The Scottish Government published its Low Carbon Economy Strategy on 15 November, setting out the major opportunities for Scotland in the development of low carbon goods and services. The Strategy also sets out strategic opportunities and immediate actions for central and local government to support business in the transition towards a low carbon economy.

Scotland's low carbon market was worth around £8.5 billion in 2007-08 (within a GDP of around £100 billion), and is forecast to rise to around £12 billion by 2015-16. It is estimated around 60,000 new green jobs could be created in Scotland by 2020.


Launching the Strategy, Cabinet Secretary for Finance and Sustainable Growth John Swinney said that that moving to a low carbon economy was "Scotland's biggest opportunity this century" to create new jobs and grow the economy while tackling climate change.

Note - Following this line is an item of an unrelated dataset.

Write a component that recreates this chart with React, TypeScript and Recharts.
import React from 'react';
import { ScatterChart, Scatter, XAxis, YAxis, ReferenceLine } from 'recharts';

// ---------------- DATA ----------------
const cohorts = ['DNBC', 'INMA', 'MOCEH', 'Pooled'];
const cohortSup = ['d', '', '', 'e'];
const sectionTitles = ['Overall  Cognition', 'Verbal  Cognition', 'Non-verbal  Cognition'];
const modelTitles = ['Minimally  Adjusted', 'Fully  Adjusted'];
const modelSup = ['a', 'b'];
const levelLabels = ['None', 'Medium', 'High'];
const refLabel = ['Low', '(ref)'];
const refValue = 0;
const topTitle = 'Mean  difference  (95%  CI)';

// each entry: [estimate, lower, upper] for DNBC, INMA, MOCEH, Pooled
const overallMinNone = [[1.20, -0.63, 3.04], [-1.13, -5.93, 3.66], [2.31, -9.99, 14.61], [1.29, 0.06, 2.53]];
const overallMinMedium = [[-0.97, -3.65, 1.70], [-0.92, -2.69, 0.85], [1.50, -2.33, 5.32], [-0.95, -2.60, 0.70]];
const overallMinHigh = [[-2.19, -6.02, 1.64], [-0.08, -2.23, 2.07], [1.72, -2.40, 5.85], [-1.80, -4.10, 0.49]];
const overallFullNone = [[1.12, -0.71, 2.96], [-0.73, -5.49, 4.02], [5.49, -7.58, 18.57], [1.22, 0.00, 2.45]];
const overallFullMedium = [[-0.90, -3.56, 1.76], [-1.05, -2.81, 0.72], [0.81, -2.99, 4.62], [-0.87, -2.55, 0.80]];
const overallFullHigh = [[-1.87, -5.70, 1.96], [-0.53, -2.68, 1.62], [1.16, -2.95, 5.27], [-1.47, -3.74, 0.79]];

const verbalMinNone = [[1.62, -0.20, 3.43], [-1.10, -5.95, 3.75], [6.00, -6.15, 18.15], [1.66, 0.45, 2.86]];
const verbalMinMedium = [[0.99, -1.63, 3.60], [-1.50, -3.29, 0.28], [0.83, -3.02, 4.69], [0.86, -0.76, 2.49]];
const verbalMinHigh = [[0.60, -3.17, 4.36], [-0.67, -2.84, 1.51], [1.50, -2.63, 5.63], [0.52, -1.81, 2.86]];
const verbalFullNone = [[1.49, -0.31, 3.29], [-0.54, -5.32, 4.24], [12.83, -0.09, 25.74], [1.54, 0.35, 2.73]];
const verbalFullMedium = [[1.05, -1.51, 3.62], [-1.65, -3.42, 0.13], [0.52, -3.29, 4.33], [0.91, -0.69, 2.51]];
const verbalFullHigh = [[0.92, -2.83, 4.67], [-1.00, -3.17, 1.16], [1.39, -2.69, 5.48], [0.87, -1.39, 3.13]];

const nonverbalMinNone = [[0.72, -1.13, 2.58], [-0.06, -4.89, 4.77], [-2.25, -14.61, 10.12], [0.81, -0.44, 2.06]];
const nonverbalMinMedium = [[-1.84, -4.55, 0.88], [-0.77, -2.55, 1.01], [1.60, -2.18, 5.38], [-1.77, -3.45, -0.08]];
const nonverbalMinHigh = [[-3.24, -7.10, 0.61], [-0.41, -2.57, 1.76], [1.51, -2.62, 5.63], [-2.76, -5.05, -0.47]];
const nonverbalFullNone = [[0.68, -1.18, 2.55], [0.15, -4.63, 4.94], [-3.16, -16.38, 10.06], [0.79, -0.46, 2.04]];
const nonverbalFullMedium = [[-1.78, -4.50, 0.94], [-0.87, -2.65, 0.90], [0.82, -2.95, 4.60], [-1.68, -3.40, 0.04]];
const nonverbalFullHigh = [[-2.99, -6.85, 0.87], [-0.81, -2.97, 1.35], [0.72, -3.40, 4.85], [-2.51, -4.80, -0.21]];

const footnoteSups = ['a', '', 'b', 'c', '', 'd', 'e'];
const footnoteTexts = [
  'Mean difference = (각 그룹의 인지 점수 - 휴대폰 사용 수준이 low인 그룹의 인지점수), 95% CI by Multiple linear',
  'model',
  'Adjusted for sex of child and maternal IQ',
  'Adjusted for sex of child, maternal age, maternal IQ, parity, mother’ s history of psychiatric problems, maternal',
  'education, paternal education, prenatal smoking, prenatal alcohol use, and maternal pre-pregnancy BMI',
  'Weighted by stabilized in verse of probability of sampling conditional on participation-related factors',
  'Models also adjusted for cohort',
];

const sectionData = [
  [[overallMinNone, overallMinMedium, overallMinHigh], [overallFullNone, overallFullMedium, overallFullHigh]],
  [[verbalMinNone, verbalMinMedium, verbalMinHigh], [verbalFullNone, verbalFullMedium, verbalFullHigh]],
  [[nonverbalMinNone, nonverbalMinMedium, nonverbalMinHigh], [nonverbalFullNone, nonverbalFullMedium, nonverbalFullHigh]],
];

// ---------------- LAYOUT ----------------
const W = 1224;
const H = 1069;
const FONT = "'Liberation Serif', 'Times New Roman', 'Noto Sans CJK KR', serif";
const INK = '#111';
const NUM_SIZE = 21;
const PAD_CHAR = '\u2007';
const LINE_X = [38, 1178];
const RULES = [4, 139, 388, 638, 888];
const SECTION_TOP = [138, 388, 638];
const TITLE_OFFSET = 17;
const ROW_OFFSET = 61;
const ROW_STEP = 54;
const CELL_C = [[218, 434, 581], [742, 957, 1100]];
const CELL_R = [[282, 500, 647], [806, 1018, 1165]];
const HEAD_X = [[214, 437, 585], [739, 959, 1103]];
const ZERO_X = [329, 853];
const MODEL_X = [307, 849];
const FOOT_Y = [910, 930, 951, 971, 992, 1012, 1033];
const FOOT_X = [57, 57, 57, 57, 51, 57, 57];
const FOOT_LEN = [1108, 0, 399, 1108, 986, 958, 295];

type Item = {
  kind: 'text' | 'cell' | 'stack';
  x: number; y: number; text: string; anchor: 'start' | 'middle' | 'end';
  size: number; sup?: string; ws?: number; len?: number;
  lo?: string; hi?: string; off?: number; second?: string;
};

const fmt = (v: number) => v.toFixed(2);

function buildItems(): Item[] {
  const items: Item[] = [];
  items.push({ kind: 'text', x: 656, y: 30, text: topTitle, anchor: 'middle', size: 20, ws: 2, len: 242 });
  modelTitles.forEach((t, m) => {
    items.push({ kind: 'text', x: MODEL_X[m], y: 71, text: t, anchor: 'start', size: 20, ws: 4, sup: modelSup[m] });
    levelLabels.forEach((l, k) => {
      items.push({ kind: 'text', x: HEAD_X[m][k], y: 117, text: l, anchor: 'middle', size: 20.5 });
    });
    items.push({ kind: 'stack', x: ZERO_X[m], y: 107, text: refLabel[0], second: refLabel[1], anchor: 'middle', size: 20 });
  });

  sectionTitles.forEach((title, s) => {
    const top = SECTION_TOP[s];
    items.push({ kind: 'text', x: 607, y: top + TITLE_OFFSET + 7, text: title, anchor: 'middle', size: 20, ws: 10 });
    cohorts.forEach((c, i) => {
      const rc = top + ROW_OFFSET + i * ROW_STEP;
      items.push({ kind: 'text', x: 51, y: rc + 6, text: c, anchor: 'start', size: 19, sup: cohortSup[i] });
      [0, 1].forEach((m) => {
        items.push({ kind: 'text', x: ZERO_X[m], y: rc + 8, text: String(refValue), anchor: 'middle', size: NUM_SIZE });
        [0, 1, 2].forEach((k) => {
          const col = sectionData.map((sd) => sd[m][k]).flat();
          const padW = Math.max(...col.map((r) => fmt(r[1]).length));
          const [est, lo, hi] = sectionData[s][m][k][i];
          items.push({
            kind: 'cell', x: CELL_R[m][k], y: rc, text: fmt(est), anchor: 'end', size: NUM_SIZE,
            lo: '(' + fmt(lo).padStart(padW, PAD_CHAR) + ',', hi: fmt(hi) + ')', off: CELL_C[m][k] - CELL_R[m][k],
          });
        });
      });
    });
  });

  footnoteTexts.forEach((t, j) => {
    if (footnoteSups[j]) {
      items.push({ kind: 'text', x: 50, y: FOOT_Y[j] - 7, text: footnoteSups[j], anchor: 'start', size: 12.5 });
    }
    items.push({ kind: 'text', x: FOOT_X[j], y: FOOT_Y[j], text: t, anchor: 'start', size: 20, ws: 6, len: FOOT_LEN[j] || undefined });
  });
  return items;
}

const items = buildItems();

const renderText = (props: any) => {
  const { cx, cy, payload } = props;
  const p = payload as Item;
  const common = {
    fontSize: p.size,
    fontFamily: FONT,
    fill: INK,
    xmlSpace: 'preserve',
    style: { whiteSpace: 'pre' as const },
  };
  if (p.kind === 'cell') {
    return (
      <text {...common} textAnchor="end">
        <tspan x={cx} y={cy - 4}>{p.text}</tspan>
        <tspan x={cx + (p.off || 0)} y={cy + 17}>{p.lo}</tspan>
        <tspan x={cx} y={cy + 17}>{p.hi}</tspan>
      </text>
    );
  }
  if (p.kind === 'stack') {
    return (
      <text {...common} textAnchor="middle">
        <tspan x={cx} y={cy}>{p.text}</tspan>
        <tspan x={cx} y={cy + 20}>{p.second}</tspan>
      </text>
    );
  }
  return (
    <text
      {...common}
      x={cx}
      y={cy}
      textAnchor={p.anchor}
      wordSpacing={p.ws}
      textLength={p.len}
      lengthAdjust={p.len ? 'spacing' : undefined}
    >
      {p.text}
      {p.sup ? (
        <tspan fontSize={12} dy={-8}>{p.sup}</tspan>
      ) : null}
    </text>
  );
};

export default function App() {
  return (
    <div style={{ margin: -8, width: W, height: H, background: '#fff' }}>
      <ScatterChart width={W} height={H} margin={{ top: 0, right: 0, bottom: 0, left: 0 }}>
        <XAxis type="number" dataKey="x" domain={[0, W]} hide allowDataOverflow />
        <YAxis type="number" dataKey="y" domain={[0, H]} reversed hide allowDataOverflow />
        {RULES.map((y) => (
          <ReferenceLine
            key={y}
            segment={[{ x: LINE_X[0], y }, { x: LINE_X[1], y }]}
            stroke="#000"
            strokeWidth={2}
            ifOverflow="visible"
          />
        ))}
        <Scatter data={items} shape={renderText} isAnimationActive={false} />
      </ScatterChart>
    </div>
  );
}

Actions in the Strategy include:

·                       Co-ordinated support for businesses and academia in the Environmental and Clean Technologies sector, to maximise opportunities in a market potentially worth £12 billion to Scotland's economy

·                       Channelling innovation support to low carbon technologies where there is greatest chance of commercial success - the Scottish Government will reprioritise £15 million of innovation funding from the Lowlands and Uplands European Structural Funds Programme, which, along with match-funding from the private sector and other public sector funders, could create £60 million of support for low carbon activity

·                       Supporting the planning, design and construction of new infrastructure and the retrofit of existing facilities to support low carbon activity, such as renewable energy and electric vehicle infrastructure

·                       Supporting skills development through the Low Carbon Skills Fund and working with partners and employers to predict and respond to future skills demands

·                       Holding an annual Scottish Low Carbon Investment Conference, with next year's focus being investment for resource and energy efficiency


The Strategy makes clear that there are low carbon business opportunities not just in energy but across the economy, including: green tourism, green financial products, sustainable transport, building technologies, sustainable health, local sourcing of food and drink, and sustainable business practices.


With in mind the future economic opportunities to be created by what is essentially the birth of a new industry driven by a need to get to grips with climate change, it's no surprise that every country is upping the ante and wanting its slice of the Cleantech action. The UK Government believes the value of the global low-carbon goods and environmental services market will reach £4 trillion by the end of this Parliament. It is growing at 4% per year, faster than world GDP. It believes its share of that market is £112 billion. In the UK, it suggests, nearly a million people will be employed in the low-carbon sector by the end of the decade.


Getting there, however, is likely to take some time, and the reality is that there is unlikely to be a Fast Track route to Cleantech-created prosperity. That's not to say it won't happen - but it'll probably take longer than many governments would wish - or hope.